问题关键:past_key_value
- 模型的整体结构(由外到内)
- 最外层generation_utils.py之中的greedy_search调用模型解读
- t5Stack模型的解读
- t5block网络层中内容解读
- t5layerselfattention的解读
- t5layerselfattention+t5layercrossattention中t5layerselfattention代码解读
- t5attention的第一次运行
- t5attention encoder 第二次调用
- t5layerselfattention+t5layercrossattention中t5layerselfattention代码解读
- 第一次decoder部分的t5layerselfattention代码调用
- 第二次decoder部分的t5layerselfattention代码调用(这里的第二次为调用了6个encoder的t5layerselfattention以及decoder中的6个encoder的t5layerselfattention和t5layercrossattention内容)

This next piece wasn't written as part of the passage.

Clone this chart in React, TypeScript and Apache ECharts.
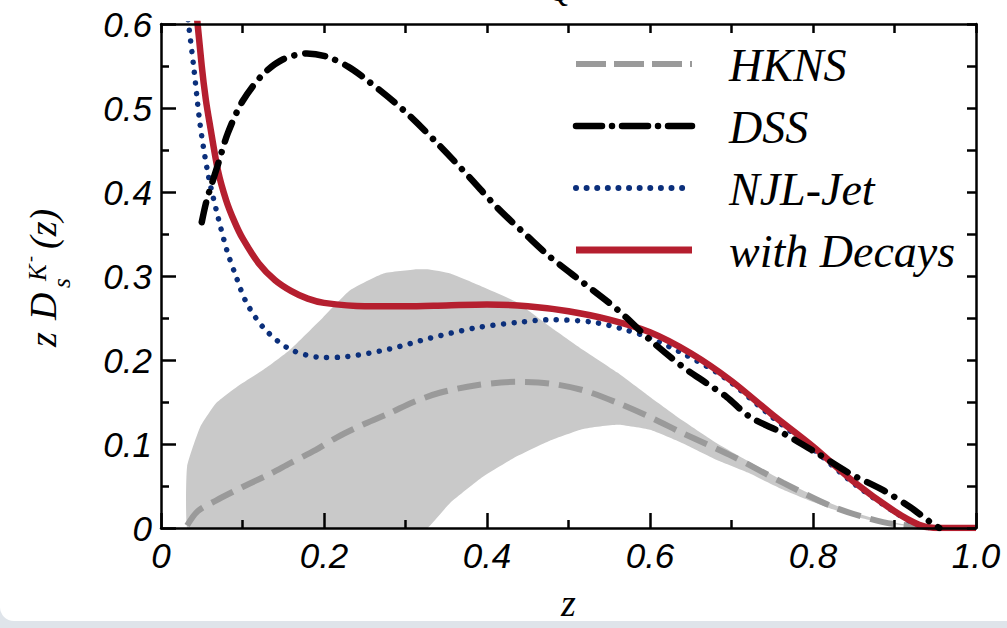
import React, { useEffect, useRef } from "react";
import * as echarts from "echarts";

// HKNS central curve
const hknsZ = [0.032, 0.045, 0.068, 0.09, 0.109, 0.135, 0.158, 0.19, 0.216, 0.25, 0.281, 0.31, 0.342, 0.387, 0.436, 0.477, 0.518, 0.56, 0.6, 0.64, 0.702, 0.763, 0.825, 0.886, 0.927, 0.95];
const hknsY = [0.003, 0.02, 0.033, 0.044, 0.053, 0.065, 0.077, 0.093, 0.108, 0.124, 0.137, 0.15, 0.161, 0.17, 0.174, 0.172, 0.164, 0.149, 0.132, 0.113, 0.085, 0.054, 0.025, 0.007, 0.002, 0];

// HKNS uncertainty band
const bandZ = [0.032, 0.048, 0.068, 0.093, 0.125, 0.158, 0.199, 0.232, 0.273, 0.314, 0.327, 0.355, 0.395, 0.436, 0.477, 0.518, 0.56, 0.6, 0.64, 0.682, 0.72, 0.76, 0.8, 0.84, 0.88, 0.92, 0.95];
const bandLower = [0, 0, 0, 0, 0, 0, 0, 0, 0, 0, 0, 0.03, 0.061, 0.085, 0.104, 0.118, 0.123, 0.117, 0.101, 0.081, 0.066, 0.047, 0.031, 0.017, 0.007, 0.002, 0];
const bandUpper = [0.073, 0.12, 0.149, 0.168, 0.188, 0.212, 0.251, 0.283, 0.303, 0.308, 0.308, 0.303, 0.287, 0.269, 0.24, 0.212, 0.185, 0.156, 0.128, 0.101, 0.08, 0.058, 0.039, 0.022, 0.01, 0.003, 0];

// DSS
const dssZ = [0.05, 0.056, 0.069, 0.082, 0.1, 0.125, 0.15, 0.179, 0.204, 0.23, 0.253, 0.297, 0.339, 0.379, 0.412, 0.45, 0.477, 0.518, 0.56, 0.6, 0.64, 0.67, 0.694, 0.723, 0.763, 0.805, 0.845, 0.886, 0.919, 0.944, 0.955];
const dssY = [0.364, 0.39, 0.43, 0.47, 0.508, 0.54, 0.558, 0.565, 0.561, 0.549, 0.533, 0.498, 0.458, 0.417, 0.382, 0.347, 0.323, 0.292, 0.26, 0.224, 0.192, 0.172, 0.156, 0.132, 0.113, 0.089, 0.065, 0.045, 0.025, 0.007, 0];

// NJL-Jet
const njlZ = [0.03, 0.04, 0.048, 0.058, 0.07, 0.081, 0.09, 0.105, 0.128, 0.16, 0.2, 0.228, 0.28, 0.33, 0.385, 0.44, 0.48, 0.53, 0.57, 0.6, 0.64, 0.69, 0.75, 0.8, 0.85, 0.9, 0.93, 0.95, 1.0];
const njlY = [0.63, 0.55, 0.48, 0.42, 0.37, 0.33, 0.305, 0.268, 0.236, 0.212, 0.203, 0.204, 0.213, 0.226, 0.238, 0.245, 0.248, 0.245, 0.236, 0.226, 0.208, 0.18, 0.132, 0.094, 0.053, 0.019, 0.003, 0, 0];

// NJL-Jet with decays
const decZ = [0.04, 0.05, 0.055, 0.06, 0.07, 0.08, 0.09, 0.1, 0.12, 0.14, 0.16, 0.18, 0.2, 0.25, 0.3, 0.35, 0.4, 0.45, 0.5, 0.55, 0.6, 0.65, 0.7, 0.75, 0.8, 0.85, 0.9, 0.93, 0.95, 1.0];
const decY = [0.65, 0.55, 0.51, 0.48, 0.425, 0.39, 0.365, 0.345, 0.315, 0.295, 0.282, 0.273, 0.268, 0.264, 0.264, 0.265, 0.266, 0.264, 0.258, 0.248, 0.233, 0.208, 0.175, 0.135, 0.097, 0.055, 0.02, 0.004, 0, 0];

const legendNames = ["HKNS", "DSS", "NJL-Jet", "with Decays"];

const pairs = (xs: number[], ys: number[]) => xs.map((x, i) => [x, ys[i]]);

const SANS = "Liberation Sans";
const SERIF = "Liberation Serif";

const GRAY = "#9a9a9a";
const BAND = "#c9c9c9";
const BLUE = "#0b2f7b";
const RED = "#b51f2f";

export default function App() {
  const ref = useRef<HTMLDivElement>(null);

  useEffect(() => {
    const chart = echarts.init(ref.current!, null, { renderer: "svg" });

    const tickLine = { color: "#000", width: 2.5 };
    const labelStyle = {
      fontSize: 35,
      fontStyle: "italic",
      fontFamily: SANS,
      color: "#000",
    };
    const fmt = (v: number) => (v === 0 ? "0" : v.toFixed(1));

    const serifText = (text: string, x: number, y: number, size: number) => ({
      type: "text",
      x,
      y,
      z: 100,
      style: {
        text,
        fontFamily: SERIF,
        fontStyle: "italic",
        fontSize: size,
        fill: "#000",
        verticalAlign: "middle",
        align: "left",
      },
    });

    const legendY = [64, 126, 188, 250];
    const legendStyles = [
      { stroke: GRAY, lineWidth: 6, lineDash: [30, 8], lineCap: "butt" },
      { stroke: "#000", lineWidth: 6.5, lineDash: [26, 10, 0.01, 10], lineCap: "round" },
      { stroke: BLUE, lineWidth: 6, lineDash: [0.01, 10.6], lineCap: "round" },
      { stroke: RED, lineWidth: 7, lineCap: "butt" },
    ];

    const legendGraphics: any[] = [];
    legendNames.forEach((name, i) => {
      legendGraphics.push({
        type: "line",
        z: 100,
        shape: { x1: 576, y1: legendY[i], x2: 692, y2: legendY[i] },
        style: legendStyles[i],
      });
      legendGraphics.push(serifText(name, 729, legendY[i] + 1, 46));
    });

    // band outline: lower edge left to right, then upper edge back
    const bandOutline = [
      ...bandZ.map((z, i) => [z, bandLower[i]]),
      ...bandZ.map((z, i) => [z, bandUpper[i]]).reverse(),
    ];

    const option: any = {
      animation: false,
      grid: { left: 161, right: 31, top: 24, bottom: 100, containLabel: false },
      xAxis: [
        {
          type: "value",
          min: 0,
          max: 1,
          interval: 0.2,
          position: "bottom",
          axisLine: { show: true, onZero: false, lineStyle: tickLine },
          axisTick: { show: true, inside: true, length: 15, lineStyle: tickLine },
          minorTick: { show: true, splitNumber: 2, length: 8, lineStyle: tickLine },
          splitLine: { show: false },
          minorSplitLine: { show: false },
          axisLabel: { ...labelStyle, margin: 10, formatter: fmt, showMinLabel: true, showMaxLabel: true },
          name: "z",
          nameLocation: "middle",
          nameGap: 56,
          nameTextStyle: { fontFamily: SERIF, fontStyle: "italic", fontSize: 38, color: "#000" },
          z: 10,
        },
        {
          type: "value",
          min: 0,
          max: 1,
          interval: 0.1,
          position: "top",
          axisLine: { show: true, onZero: false, lineStyle: tickLine },
          axisTick: { show: true, inside: true, length: 9, lineStyle: tickLine },
          splitLine: { show: false },
          axisLabel: { show: false },
          z: 10,
        },
      ],
      yAxis: [
        {
          type: "value",
          min: 0,
          max: 0.6,
          interval: 0.1,
          position: "left",
          axisLine: { show: true, onZero: false, lineStyle: tickLine },
          axisTick: { show: true, inside: true, length: 15, lineStyle: tickLine },
          minorTick: { show: true, splitNumber: 2, length: 8, lineStyle: tickLine },
          splitLine: { show: false },
          minorSplitLine: { show: false },
          axisLabel: { ...labelStyle, margin: 9, formatter: fmt, showMinLabel: true, showMaxLabel: true },
          z: 10,
        },
        {
          type: "value",
          min: 0,
          max: 0.6,
          interval: 0.05,
          position: "right",
          axisLine: { show: true, onZero: false, lineStyle: tickLine },
          axisTick: { show: true, inside: true, length: 9, lineStyle: tickLine },
          splitLine: { show: false },
          axisLabel: { show: false },
          z: 10,
        },
      ],
      series: [
        {
          name: "HKNS band",
          type: "custom",
          data: [[0, 0]],
          clip: true,
          z: 1,
          renderItem: (params: any, api: any) => {
            if (params.dataIndex !== 0) return null;
            const pts = bandOutline.map((p) => api.coord(p));
            return {
              type: "polygon",
              shape: { points: pts, smooth: 0.15 },
              style: { fill: BAND, stroke: null },
            };
          },
        },
        {
          name: "HKNS",
          type: "line",
          data: pairs(hknsZ, hknsY),
          smooth: 0.3,
          showSymbol: false,
          symbol: "none",
          lineStyle: { color: GRAY, width: 6, type: [24, 10], cap: "butt" },
          z: 2,
        },
        {
          name: "NJL-Jet",
          type: "line",
          data: pairs(njlZ, njlY),
          smooth: 0.3,
          showSymbol: false,
          symbol: "none",
          lineStyle: { color: BLUE, width: 5.5, type: [0.01, 10.6], cap: "round" },
          z: 3,
        },
        {
          name: "with Decays",
          type: "line",
          data: pairs(decZ, decY),
          smooth: 0.3,
          showSymbol: false,
          symbol: "none",
          lineStyle: { color: RED, width: 6.5, type: "solid" },
          z: 4,
        },
        {
          name: "DSS",
          type: "line",
          data: pairs(dssZ, dssY),
          smooth: 0.3,
          showSymbol: false,
          symbol: "none",
          lineStyle: { color: "#000", width: 6.5, type: [20, 11, 0.01, 11], cap: "round" },
          z: 5,
        },
      ],
      graphic: [
        ...legendGraphics,
        {
          type: "group",
          x: 55,
          y: 347,
          rotation: Math.PI / 2,
          z: 100,
          children: [
            serifText("z", 0, -12, 38),
            serifText("D", 27, -12, 38),
            serifText("K", 66, -18, 25),
            serifText("-", 85, -25, 18),
            serifText("s", 59, 6, 25),
            serifText("(z)", 98, -12, 38),
          ],
        },
        {
          type: "text",
          x: 548,
          y: 6,
          z: 100,
          style: {
            text: "Q",
            fontFamily: SERIF,
            fontStyle: "italic",
            fontSize: 32,
            fill: "#000",
            verticalAlign: "bottom",
            align: "left",
          },
        },
      ],
    };

    chart.setOption(option);
    return () => chart.dispose();
  }, []);

  return (
    <div
      style={{
        position: "absolute",
        left: 0,
        top: 0,
        width: 1007,
        height: 628,
        background: "#dfe4ea",
        overflow: "hidden",
      }}
    >
      <div
        style={{
          position: "absolute",
          left: 0,
          top: 0,
          width: 1007,
          height: 621,
          background: "#ffffff",
          borderBottomLeftRadius: 14,
        }}
      />
      <div
        ref={ref}
        style={{ position: "absolute", left: 0, top: 0, width: 1007, height: 628 }}
      />
    </div>
  );
}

- t5layerselfattention+t5layercrossattention中t5layercrossattention代码解读
- 第一次调用t5layercrossattention
- 第二次调用t5layercrossattention内容
通过之前对于代码的阅读,发现问题的关键就在于past_key_value参数的变化,导致输入不需要那么复杂的输入了,
模型的整体结构(由外到内)
模型的整体结构决定着数据的运转方向
模型整体的框架结构图
最外层generation_utils.py之中的greedy_search调用模型解读
while True:
if synced_gpus:
# Under synced_gpus the `forward` call must continue until all gpus complete their sequence.

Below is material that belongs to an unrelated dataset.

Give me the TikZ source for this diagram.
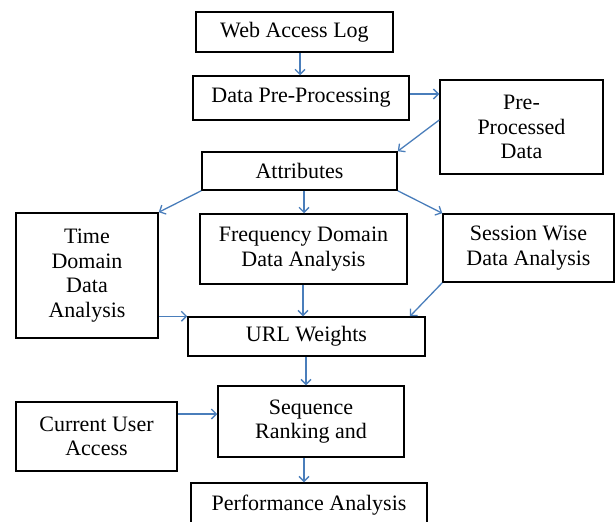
\documentclass[tikz,border=0pt]{standalone}
\usepackage{fontspec}
\setmainfont{Liberation Serif}
\usetikzlibrary{arrows.meta,calc}
\definecolor{arrblue}{RGB}{74,126,187}
\begin{document}
\begin{tikzpicture}[x=1pt,y=-1pt,
  box/.style={draw=black,line width=1.5pt,rectangle,inner sep=0pt,align=center,
    font=\fontsize{22}{24.5}\selectfont},
  arr/.style={draw=arrblue,line width=1.3pt,-{Straight Barb[length=5pt,width=10pt]}}]
\useasboundingbox (0,0) rectangle (616,522);
\node[box,minimum width=197pt,minimum height=40pt] (wal) at (294.5,32) {Web Access Log};
\node[box,minimum width=216pt,minimum height=44pt] (dpp) at (301,98) {Data Pre-Processing};
\node[box,minimum width=163pt,minimum height=94pt] (ppd) at (521.5,127) {Pre-\\Processed\\Data};
\node[box,minimum width=195pt,minimum height=38pt] (attr) at (299.5,171) {Attributes};
\node[box,minimum width=142pt,minimum height=125pt] (time) at (87,275.5) {Time\\Domain\\Data\\Analysis};
\node[box,minimum width=207pt,minimum height=70pt] (freq) at (303.5,249) {Frequency Domain\\Data Analysis};
\node[box,minimum width=171pt,minimum height=68pt] (sess) at (528.5,248) {Session Wise\\Data Analysis};
\node[box,minimum width=237pt,minimum height=39pt] (url) at (306.5,336.5) {URL Weights};
\node[box,minimum width=161pt,minimum height=69pt] (cua) at (96.5,436.5) {Current User\\Access};
\node[box,minimum width=186pt,minimum height=71pt] (seq) at (311,421.5) {Sequence\\Ranking and};
\node[box,minimum width=236pt,minimum height=44pt] (perf) at (309,505) {Performance Analysis};
\coordinate (xa) at (300,0);
\coordinate (ya) at (0,94);
\coordinate (yb) at (0,120);
\coordinate (xb) at (304,0);
\coordinate (xc) at (303,0);
\coordinate (xd) at (410,0);
\coordinate (xe) at (306,0);
\coordinate (yc) at (0,414);
\draw[arr] (wal.south -| xa) -- (dpp.north -| xa);
\draw[arr] (dpp.east |- ya) -- (ppd.west |- ya);
\draw[arr] (ppd.west |- yb) -- (attr.north east);
\draw[arr] (attr.south west) -- (time.north east);
\draw[arr] (attr.south -| xb) -- (freq.north -| xb);
\draw[arr] (attr.south east) -- (sess.north west);
\draw[arr] (freq.south -| xc) -- (url.north -| xc);
\draw[arr] (sess.south west) -- (url.north -| xd);
\draw[arr] (time.east |- url.north west) -- (url.north west);
\draw[arr] (url.south -| xe) -- (seq.north -| xe);
\draw[arr] (cua.east |- yc) -- (seq.west |- yc);
\draw[arr] (seq.south -| xb) -- (perf.north -| xb);
\end{tikzpicture}
\end{document}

# The following logic allows an early break if all peers finished generating their sequence
this_peer_finished_flag = torch.tensor(0.0 if this_peer_finished else 1.0).to(input_ids.device)
# send 0.0 if we finished, 1.0 otherwise
dist.all_reduce(this_peer_finished_flag, op=dist.ReduceOp.SUM)

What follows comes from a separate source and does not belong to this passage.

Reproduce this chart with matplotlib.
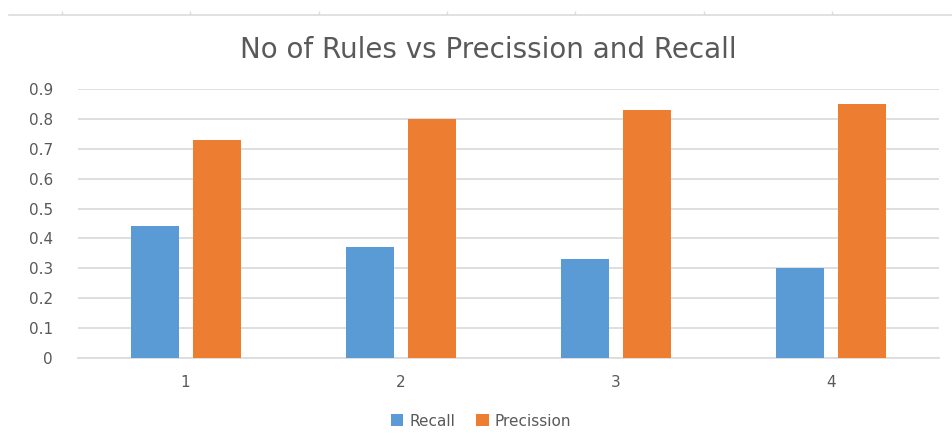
import matplotlib
matplotlib.use("Agg")
import matplotlib.pyplot as plt
import numpy as np

categories = ["1", "2", "3", "4"]
recall = [0.44, 0.37, 0.33, 0.30]
precission = [0.73, 0.80, 0.83, 0.85]
yticks = [0, 0.1, 0.2, 0.3, 0.4, 0.5, 0.6, 0.7, 0.8, 0.9]
ytick_labels = ["0", "0.1", "0.2", "0.3", "0.4", "0.5", "0.6", "0.7", "0.8", "0.9"]

plt.rcParams['font.family'] = ['DejaVu Sans']
W, H = 952, 442
fig = plt.figure(figsize=(W / 100, H / 100), dpi=100)
fig.patch.set_facecolor("white")

TEXT = "#595959"
GRID = "#dcdcdc"

ax = fig.add_axes([78 / W, 1 - 358 / H, (939 - 78) / W, (358 - 89) / H])
x = np.arange(len(categories))
bw = 0.223
off = 0.144
ax.bar(x - off, recall, bw, color="#5B9BD5", label="Recall", zorder=3)
ax.bar(x + off, precission, bw, color="#ED7D31", label="Precission", zorder=3)
ax.set_xlim(-0.5, len(categories) - 0.5)
ax.set_ylim(0, 0.9)
ax.set_yticks(yticks)
ax.set_yticklabels(ytick_labels)
ax.set_xticks(x)
ax.set_xticklabels(categories)
ax.grid(axis="y", color=GRID, linewidth=1.3, zorder=0)
for s in ["top", "right", "left"]:
    ax.spines[s].set_visible(False)
ax.spines["bottom"].set_color(GRID)
ax.spines["bottom"].set_linewidth(1.3)
ax.tick_params(axis="both", length=0, colors=TEXT, labelsize=11)
ax.tick_params(axis="y", pad=18)
ax.tick_params(axis="x", pad=12)

fig.text(488 / W, 1 - 50 / H, "No of Rules vs Precission and Recall",
         ha="center", va="center", fontsize=20, color=TEXT)

leg = fig.legend(loc="center", bbox_to_anchor=(481 / W, 1 - 421 / H), ncol=2,
                 frameon=False, fontsize=11, handlelength=0.8, handleheight=0.8,
                 handletextpad=0.4, columnspacing=1.4, labelcolor=TEXT)

# top decorative ruler line
axt = fig.add_axes([9 / W, 1 - 15 / H, (W - 9) / W, 0.0001])
axt.set_xlim(9, W)
axt.set_xticks([62 + 128.3 * i for i in range(7)])
axt.set_xticklabels([])
axt.set_yticks([])
for s in ["top", "right", "left"]:
    axt.spines[s].set_visible(False)
axt.spines["bottom"].set_color(GRID)
axt.spines["bottom"].set_linewidth(1.2)
axt.tick_params(axis="x", direction="in", length=3, color=GRID, width=1)
axt.patch.set_alpha(0)

fig.savefig("out.png", dpi=100, facecolor="white")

# did all peers finish? the reduced sum will be 0.0 then
if this_peer_finished_flag.item() == 0.0:
break
model_inputs = self.prepare_inputs_for_generation(input_ids, **model_kwargs)
# forward pass to get next token
outputs = self(
**model_inputs,
return_dict=True,
output_attentions=output_attentions,
output_hidden_states=output_hidden_states,
)
if synced_gpus and this_peer_finished:
cur_len = cur_len + 1
continue # don't waste resources running the code we don't need
next_token_logits = outputs.logits[:, -1, :]
# Store scores, attentions and hidden_states when required
if return_dict_in_generate:
if output_scores:
scores += (next_token_logits,)
if output_attentions:
decoder_attentions += (
(outputs.decoder_attentions,) if self.config.is_encoder_decoder else (outputs.attentions,)
)
if self.config.is_encoder_decoder:
cross_attentions += (outputs.cross_attentions,)
if output_hidden_states:
decoder_hidden_states += (
(outputs.decoder_hidden_states,)
if self.config.is_encoder_decoder
else (outputs.hidden_states,)
)
# pre-process distribution
next_tokens_scores = logits_processor(input_ids, next_token_logits)
# argmax
next_tokens = torch.argmax(next_tokens_scores, dim=-1)
# finished sentences should have their next token be a padding token
if eos_token_id is not None:
if pad_token_id is None:
raise ValueError("If `eos_token_id` is defined, make sure that `pad_token_id` is defined.")
next_tokens = next_tokens * unfinished_sequences + pad_token_id * (1 - unfinished_sequences)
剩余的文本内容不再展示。